──────── Material
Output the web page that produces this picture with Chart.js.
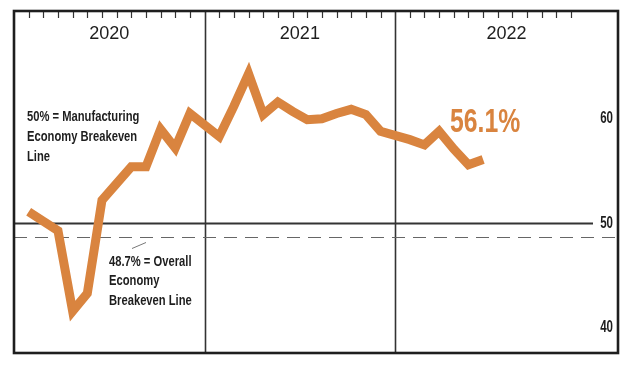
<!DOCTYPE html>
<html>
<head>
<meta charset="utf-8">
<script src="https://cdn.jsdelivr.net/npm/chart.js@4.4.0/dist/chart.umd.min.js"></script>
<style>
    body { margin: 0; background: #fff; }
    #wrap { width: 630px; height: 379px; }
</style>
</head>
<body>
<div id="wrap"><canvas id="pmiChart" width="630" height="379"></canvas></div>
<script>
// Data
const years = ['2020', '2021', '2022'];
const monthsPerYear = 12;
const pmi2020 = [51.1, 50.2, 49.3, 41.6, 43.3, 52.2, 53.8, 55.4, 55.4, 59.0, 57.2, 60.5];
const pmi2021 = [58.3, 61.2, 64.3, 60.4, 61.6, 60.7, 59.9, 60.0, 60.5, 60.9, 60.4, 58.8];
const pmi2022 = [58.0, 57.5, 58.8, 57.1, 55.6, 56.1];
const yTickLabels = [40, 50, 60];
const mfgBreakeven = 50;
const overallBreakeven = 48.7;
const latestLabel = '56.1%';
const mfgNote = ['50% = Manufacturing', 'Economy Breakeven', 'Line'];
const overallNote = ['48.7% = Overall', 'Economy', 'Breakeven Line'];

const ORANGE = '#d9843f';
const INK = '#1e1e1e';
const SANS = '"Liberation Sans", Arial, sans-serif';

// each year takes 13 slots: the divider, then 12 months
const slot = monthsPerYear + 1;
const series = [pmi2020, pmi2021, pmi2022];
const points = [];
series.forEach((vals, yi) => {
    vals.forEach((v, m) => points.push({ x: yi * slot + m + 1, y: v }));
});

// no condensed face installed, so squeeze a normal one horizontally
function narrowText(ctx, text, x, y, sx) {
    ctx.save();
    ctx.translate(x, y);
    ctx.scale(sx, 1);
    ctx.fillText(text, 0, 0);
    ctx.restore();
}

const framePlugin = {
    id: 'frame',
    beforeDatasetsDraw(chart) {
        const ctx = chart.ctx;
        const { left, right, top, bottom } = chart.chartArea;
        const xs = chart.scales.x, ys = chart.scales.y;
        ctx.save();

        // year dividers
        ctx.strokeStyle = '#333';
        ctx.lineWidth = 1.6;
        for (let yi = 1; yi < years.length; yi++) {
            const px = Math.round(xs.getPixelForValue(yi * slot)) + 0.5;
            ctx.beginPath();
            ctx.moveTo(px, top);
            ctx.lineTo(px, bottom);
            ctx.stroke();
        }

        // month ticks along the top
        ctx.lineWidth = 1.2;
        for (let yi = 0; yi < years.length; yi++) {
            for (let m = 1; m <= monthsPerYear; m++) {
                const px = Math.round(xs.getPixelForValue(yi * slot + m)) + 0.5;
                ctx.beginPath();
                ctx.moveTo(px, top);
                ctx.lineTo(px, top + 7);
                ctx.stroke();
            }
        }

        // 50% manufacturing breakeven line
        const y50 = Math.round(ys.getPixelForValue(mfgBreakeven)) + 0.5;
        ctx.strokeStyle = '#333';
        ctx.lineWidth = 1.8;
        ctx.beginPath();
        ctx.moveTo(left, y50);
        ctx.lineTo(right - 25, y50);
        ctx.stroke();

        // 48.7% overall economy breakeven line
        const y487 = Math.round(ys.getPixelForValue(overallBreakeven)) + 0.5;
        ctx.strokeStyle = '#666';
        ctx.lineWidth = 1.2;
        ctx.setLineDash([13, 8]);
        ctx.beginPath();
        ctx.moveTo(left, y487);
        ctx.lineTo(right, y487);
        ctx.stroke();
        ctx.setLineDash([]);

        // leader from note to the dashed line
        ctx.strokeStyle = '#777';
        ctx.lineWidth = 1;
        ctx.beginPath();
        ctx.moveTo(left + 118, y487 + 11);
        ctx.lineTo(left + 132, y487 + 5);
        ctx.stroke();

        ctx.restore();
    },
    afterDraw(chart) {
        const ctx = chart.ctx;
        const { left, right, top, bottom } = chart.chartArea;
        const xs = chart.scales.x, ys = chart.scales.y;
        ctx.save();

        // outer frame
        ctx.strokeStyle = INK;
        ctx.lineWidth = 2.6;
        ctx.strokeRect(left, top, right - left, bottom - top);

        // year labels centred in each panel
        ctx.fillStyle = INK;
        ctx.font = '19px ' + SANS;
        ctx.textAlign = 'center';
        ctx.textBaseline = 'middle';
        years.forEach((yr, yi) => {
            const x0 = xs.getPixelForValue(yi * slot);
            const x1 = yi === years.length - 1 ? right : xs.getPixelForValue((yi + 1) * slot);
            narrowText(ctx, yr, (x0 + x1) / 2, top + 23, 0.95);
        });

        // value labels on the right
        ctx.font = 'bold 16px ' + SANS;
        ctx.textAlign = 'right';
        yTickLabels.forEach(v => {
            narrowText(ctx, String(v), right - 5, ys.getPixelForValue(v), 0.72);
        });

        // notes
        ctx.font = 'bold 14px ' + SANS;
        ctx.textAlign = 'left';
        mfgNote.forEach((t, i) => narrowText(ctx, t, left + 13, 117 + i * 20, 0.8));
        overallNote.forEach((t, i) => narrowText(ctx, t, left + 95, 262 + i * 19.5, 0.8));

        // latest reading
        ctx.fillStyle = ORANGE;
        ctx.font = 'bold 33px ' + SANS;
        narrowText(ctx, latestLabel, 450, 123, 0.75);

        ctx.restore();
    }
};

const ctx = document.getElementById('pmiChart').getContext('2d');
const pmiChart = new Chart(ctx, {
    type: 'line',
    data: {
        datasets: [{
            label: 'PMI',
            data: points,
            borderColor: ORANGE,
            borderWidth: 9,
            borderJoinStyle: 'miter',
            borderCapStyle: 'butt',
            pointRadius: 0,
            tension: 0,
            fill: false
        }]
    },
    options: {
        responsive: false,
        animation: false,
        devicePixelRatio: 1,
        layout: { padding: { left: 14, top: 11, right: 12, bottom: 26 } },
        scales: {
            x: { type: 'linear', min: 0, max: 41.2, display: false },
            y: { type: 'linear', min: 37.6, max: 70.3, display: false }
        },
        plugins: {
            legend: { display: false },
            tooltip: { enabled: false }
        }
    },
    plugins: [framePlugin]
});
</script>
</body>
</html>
────────────────
→ Stated exercise
From start to finish, output the listing exactly, but omit its pictures.

→ Solution for this exercise
Output the web page that produces this picture with Chart.js.
<!DOCTYPE html>
<html>
<head>
<meta charset="utf-8">
<script src="https://cdn.jsdelivr.net/npm/chart.js@4.4.0/dist/chart.umd.min.js"></script>
<style>
    body { margin: 0; background: #fff; }
    #wrap { width: 630px; height: 379px; }
</style>
</head>
<body>
<div id="wrap"><canvas id="pmiChart" width="630" height="379"></canvas></div>
<script>
// Data
const years = ['2020', '2021', '2022'];
const monthsPerYear = 12;
const pmi2020 = [51.1, 50.2, 49.3, 41.6, 43.3, 52.2, 53.8, 55.4, 55.4, 59.0, 57.2, 60.5];
const pmi2021 = [58.3, 61.2, 64.3, 60.4, 61.6, 60.7, 59.9, 60.0, 60.5, 60.9, 60.4, 58.8];
const pmi2022 = [58.0, 57.5, 58.8, 57.1, 55.6, 56.1];
const yTickLabels = [40, 50, 60];
const mfgBreakeven = 50;
const overallBreakeven = 48.7;
const latestLabel = '56.1%';
const mfgNote = ['50% = Manufacturing', 'Economy Breakeven', 'Line'];
const overallNote = ['48.7% = Overall', 'Economy', 'Breakeven Line'];

const ORANGE = '#d9843f';
const INK = '#1e1e1e';
const SANS = '"Liberation Sans", Arial, sans-serif';

// each year takes 13 slots: the divider, then 12 months
const slot = monthsPerYear + 1;
const series = [pmi2020, pmi2021, pmi2022];
const points = [];
series.forEach((vals, yi) => {
    vals.forEach((v, m) => points.push({ x: yi * slot + m + 1, y: v }));
});

// no condensed face installed, so squeeze a normal one horizontally
function narrowText(ctx, text, x, y, sx) {
    ctx.save();
    ctx.translate(x, y);
    ctx.scale(sx, 1);
    ctx.fillText(text, 0, 0);
    ctx.restore();
}

const framePlugin = {
    id: 'frame',
    beforeDatasetsDraw(chart) {
        const ctx = chart.ctx;
        const { left, right, top, bottom } = chart.chartArea;
        const xs = chart.scales.x, ys = chart.scales.y;
        ctx.save();

        // year dividers
        ctx.strokeStyle = '#333';
        ctx.lineWidth = 1.6;
        for (let yi = 1; yi < years.length; yi++) {
            const px = Math.round(xs.getPixelForValue(yi * slot)) + 0.5;
            ctx.beginPath();
            ctx.moveTo(px, top);
            ctx.lineTo(px, bottom);
            ctx.stroke();
        }

        // month ticks along the top
        ctx.lineWidth = 1.2;
        for (let yi = 0; yi < years.length; yi++) {
            for (let m = 1; m <= monthsPerYear; m++) {
                const px = Math.round(xs.getPixelForValue(yi * slot + m)) + 0.5;
                ctx.beginPath();
                ctx.moveTo(px, top);
                ctx.lineTo(px, top + 7);
                ctx.stroke();
            }
        }

        // 50% manufacturing breakeven line
        const y50 = Math.round(ys.getPixelForValue(mfgBreakeven)) + 0.5;
        ctx.strokeStyle = '#333';
        ctx.lineWidth = 1.8;
        ctx.beginPath();
        ctx.moveTo(left, y50);
        ctx.lineTo(right - 25, y50);
        ctx.stroke();

        // 48.7% overall economy breakeven line
        const y487 = Math.round(ys.getPixelForValue(overallBreakeven)) + 0.5;
        ctx.strokeStyle = '#666';
        ctx.lineWidth = 1.2;
        ctx.setLineDash([13, 8]);
        ctx.beginPath();
        ctx.moveTo(left, y487);
        ctx.lineTo(right, y487);
        ctx.stroke();
        ctx.setLineDash([]);

        // leader from note to the dashed line
        ctx.strokeStyle = '#777';
        ctx.lineWidth = 1;
        ctx.beginPath();
        ctx.moveTo(left + 118, y487 + 11);
        ctx.lineTo(left + 132, y487 + 5);
        ctx.stroke();

        ctx.restore();
    },
    afterDraw(chart) {
        const ctx = chart.ctx;
        const { left, right, top, bottom } = chart.chartArea;
        const xs = chart.scales.x, ys = chart.scales.y;
        ctx.save();

        // outer frame
        ctx.strokeStyle = INK;
        ctx.lineWidth = 2.6;
        ctx.strokeRect(left, top, right - left, bottom - top);

        // year labels centred in each panel
        ctx.fillStyle = INK;
        ctx.font = '19px ' + SANS;
        ctx.textAlign = 'center';
        ctx.textBaseline = 'middle';
        years.forEach((yr, yi) => {
            const x0 = xs.getPixelForValue(yi * slot);
            const x1 = yi === years.length - 1 ? right : xs.getPixelForValue((yi + 1) * slot);
            narrowText(ctx, yr, (x0 + x1) / 2, top + 23, 0.95);
        });

        // value labels on the right
        ctx.font = 'bold 16px ' + SANS;
        ctx.textAlign = 'right';
        yTickLabels.forEach(v => {
            narrowText(ctx, String(v), right - 5, ys.getPixelForValue(v), 0.72);
        });

        // notes
        ctx.font = 'bold 14px ' + SANS;
        ctx.textAlign = 'left';
        mfgNote.forEach((t, i) => narrowText(ctx, t, left + 13, 117 + i * 20, 0.8));
        overallNote.forEach((t, i) => narrowText(ctx, t, left + 95, 262 + i * 19.5, 0.8));

        // latest reading
        ctx.fillStyle = ORANGE;
        ctx.font = 'bold 33px ' + SANS;
        narrowText(ctx, latestLabel, 450, 123, 0.75);

        ctx.restore();
    }
};

const ctx = document.getElementById('pmiChart').getContext('2d');
const pmiChart = new Chart(ctx, {
    type: 'line',
    data: {
        datasets: [{
            label: 'PMI',
            data: points,
            borderColor: ORANGE,
            borderWidth: 9,
            borderJoinStyle: 'miter',
            borderCapStyle: 'butt',
            pointRadius: 0,
            tension: 0,
            fill: false
        }]
    },
    options: {
        responsive: false,
        animation: false,
        devicePixelRatio: 1,
        layout: { padding: { left: 14, top: 11, right: 12, bottom: 26 } },
        scales: {
            x: { type: 'linear', min: 0, max: 41.2, display: false },
            y: { type: 'linear', min: 37.6, max: 70.3, display: false }
        },
        plugins: {
            legend: { display: false },
            tooltip: { enabled: false }
        }
    },
    plugins: [framePlugin]
});
</script>
</body>
</html>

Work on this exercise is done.